#### [WORK TO DO]
Give again only the lines beginning with the one that contains "Clone this chart" and ending with the one that contains "import * as"; include both of those lines.
# DATA ENTRIES start
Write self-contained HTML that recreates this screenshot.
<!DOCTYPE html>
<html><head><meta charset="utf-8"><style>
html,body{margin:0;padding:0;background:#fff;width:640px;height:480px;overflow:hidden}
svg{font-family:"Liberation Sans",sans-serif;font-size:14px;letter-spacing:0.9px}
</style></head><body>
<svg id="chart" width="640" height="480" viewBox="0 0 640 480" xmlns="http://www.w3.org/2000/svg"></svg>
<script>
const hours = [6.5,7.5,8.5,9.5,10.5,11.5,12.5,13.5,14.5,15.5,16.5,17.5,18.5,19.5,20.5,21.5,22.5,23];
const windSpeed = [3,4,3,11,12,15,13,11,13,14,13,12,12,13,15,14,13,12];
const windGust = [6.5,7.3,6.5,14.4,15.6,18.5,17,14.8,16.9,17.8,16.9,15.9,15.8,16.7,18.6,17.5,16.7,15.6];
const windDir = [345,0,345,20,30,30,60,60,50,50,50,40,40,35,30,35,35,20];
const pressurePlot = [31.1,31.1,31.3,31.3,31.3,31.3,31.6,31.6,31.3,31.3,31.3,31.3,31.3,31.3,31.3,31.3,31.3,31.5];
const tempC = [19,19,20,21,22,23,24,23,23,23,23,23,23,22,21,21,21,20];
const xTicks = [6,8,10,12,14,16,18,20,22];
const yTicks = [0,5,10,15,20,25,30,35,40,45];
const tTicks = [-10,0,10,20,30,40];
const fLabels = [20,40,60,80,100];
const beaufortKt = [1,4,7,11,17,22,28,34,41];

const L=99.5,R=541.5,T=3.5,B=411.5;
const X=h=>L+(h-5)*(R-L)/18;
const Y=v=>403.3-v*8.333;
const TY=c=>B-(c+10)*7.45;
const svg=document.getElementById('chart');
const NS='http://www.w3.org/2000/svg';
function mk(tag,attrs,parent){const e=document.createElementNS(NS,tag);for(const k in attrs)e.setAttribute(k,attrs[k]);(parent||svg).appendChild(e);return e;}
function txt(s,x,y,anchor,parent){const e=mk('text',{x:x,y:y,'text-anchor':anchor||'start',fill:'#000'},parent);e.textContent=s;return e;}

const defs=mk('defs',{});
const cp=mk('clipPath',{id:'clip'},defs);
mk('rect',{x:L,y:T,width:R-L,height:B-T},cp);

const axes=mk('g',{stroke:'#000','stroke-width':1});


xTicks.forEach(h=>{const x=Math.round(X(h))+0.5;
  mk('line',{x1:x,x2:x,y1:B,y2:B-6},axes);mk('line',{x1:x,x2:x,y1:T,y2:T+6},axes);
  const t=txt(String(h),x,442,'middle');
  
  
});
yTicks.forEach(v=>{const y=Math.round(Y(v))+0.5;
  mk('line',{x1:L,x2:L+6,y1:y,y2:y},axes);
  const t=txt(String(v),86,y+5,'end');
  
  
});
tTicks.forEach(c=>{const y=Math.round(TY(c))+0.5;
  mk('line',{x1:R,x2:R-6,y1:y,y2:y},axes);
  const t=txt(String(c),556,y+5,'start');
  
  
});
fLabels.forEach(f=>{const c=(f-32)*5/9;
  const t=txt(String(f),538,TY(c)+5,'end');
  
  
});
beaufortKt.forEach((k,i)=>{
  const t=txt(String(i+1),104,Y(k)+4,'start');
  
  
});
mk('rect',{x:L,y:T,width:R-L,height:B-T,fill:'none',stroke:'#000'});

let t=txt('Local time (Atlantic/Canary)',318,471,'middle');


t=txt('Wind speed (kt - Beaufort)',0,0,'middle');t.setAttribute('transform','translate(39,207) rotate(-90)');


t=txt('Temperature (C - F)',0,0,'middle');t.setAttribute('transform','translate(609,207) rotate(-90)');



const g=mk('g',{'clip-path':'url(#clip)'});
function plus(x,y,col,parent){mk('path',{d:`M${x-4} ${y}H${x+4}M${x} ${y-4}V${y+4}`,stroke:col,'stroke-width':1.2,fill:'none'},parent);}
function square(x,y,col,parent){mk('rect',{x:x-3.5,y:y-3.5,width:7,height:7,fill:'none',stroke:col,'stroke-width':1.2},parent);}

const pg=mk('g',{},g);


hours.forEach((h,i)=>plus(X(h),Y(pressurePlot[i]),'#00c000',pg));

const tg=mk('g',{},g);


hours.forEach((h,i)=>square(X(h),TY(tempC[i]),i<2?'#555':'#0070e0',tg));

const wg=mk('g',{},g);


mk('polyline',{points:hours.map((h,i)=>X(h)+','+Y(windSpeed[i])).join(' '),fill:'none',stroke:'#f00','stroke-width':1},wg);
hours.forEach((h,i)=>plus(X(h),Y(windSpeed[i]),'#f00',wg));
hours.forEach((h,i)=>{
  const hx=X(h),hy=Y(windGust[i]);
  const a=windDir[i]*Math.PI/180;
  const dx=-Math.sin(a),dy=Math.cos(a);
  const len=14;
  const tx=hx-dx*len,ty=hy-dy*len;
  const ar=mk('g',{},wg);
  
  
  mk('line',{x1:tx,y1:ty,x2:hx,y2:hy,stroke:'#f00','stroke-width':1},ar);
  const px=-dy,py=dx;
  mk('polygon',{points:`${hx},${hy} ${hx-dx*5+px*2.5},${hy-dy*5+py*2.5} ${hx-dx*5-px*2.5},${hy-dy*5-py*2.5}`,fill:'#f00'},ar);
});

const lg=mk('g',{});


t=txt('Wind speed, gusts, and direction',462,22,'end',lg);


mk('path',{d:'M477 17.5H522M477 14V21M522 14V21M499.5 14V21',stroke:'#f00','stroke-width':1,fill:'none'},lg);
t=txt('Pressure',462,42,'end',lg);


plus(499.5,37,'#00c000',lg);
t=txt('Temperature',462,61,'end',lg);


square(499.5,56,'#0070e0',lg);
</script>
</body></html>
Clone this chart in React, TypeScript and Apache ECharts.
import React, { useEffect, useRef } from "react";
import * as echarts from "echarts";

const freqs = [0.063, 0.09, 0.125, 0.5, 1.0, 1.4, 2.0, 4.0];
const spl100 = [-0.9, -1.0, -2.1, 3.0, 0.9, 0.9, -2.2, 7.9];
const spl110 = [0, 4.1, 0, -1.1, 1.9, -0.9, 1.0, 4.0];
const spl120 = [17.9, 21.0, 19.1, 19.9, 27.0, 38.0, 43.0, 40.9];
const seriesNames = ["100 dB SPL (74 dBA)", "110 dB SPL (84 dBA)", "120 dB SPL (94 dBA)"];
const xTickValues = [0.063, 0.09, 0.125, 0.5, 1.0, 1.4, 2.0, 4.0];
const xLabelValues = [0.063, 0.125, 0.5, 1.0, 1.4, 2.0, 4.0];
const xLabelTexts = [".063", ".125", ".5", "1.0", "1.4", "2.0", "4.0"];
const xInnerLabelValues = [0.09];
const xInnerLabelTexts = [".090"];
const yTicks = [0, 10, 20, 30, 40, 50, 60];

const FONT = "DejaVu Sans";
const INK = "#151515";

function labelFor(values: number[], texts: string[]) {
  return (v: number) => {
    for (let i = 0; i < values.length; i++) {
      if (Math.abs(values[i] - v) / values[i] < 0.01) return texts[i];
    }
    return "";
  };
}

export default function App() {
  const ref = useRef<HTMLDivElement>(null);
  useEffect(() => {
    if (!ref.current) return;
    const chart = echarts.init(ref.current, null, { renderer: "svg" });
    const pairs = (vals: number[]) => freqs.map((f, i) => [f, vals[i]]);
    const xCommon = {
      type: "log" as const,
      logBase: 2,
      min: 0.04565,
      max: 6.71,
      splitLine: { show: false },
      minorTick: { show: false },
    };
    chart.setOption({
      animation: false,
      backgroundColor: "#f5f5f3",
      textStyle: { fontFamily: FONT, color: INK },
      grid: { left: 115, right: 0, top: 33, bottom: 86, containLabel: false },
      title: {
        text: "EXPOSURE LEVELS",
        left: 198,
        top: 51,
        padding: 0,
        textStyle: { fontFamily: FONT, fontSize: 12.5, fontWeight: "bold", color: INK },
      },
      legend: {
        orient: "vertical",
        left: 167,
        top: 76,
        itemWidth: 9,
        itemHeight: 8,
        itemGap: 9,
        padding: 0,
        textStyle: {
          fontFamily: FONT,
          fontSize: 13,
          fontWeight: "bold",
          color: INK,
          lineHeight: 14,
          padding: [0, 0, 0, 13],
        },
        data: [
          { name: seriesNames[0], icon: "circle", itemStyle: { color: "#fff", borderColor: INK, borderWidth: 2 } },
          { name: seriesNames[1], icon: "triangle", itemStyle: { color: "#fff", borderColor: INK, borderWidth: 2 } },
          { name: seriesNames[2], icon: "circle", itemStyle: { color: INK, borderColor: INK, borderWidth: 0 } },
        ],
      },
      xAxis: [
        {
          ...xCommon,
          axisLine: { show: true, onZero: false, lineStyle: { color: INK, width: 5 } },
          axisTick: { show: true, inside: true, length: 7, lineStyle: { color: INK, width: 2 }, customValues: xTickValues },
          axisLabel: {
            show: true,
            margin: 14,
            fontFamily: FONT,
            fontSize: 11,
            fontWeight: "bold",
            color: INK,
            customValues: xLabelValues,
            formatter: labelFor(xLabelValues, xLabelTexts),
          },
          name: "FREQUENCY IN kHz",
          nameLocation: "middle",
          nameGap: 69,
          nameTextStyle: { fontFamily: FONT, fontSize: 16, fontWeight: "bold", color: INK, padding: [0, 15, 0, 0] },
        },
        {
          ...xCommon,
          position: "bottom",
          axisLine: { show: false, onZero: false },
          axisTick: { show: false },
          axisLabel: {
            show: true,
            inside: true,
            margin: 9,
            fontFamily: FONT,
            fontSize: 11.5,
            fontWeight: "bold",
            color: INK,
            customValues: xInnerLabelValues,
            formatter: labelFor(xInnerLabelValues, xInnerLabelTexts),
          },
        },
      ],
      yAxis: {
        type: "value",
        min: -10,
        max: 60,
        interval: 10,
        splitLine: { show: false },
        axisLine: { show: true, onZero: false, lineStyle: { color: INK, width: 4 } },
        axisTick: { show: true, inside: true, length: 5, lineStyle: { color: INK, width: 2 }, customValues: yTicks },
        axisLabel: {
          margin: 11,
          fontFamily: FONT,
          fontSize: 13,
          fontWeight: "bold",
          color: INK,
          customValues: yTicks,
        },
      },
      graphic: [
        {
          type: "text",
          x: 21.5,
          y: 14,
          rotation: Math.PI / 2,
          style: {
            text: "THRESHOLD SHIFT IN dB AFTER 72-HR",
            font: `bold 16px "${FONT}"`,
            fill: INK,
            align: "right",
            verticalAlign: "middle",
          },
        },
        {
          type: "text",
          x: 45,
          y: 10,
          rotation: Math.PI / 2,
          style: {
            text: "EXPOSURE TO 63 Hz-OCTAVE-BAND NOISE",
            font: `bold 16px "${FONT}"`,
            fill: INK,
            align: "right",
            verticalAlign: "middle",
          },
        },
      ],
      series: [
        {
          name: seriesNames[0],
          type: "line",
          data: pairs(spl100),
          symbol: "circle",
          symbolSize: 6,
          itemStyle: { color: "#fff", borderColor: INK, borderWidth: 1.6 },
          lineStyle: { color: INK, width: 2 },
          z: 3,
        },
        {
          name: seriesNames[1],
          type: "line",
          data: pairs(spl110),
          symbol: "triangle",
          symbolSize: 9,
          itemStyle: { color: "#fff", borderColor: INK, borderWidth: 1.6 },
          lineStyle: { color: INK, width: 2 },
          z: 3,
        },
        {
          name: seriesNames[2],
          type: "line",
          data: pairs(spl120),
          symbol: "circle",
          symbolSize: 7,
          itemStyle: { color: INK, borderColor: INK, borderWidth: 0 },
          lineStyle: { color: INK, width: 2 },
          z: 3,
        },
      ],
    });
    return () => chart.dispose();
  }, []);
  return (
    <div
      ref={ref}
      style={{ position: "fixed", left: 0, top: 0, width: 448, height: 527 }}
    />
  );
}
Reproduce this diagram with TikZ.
# DATA ENTRIES end
#### [EXERCISE OUTPUT]
Clone this chart in React, TypeScript and Apache ECharts.
import React, { useEffect, useRef } from "react";
import * as echarts from "echarts";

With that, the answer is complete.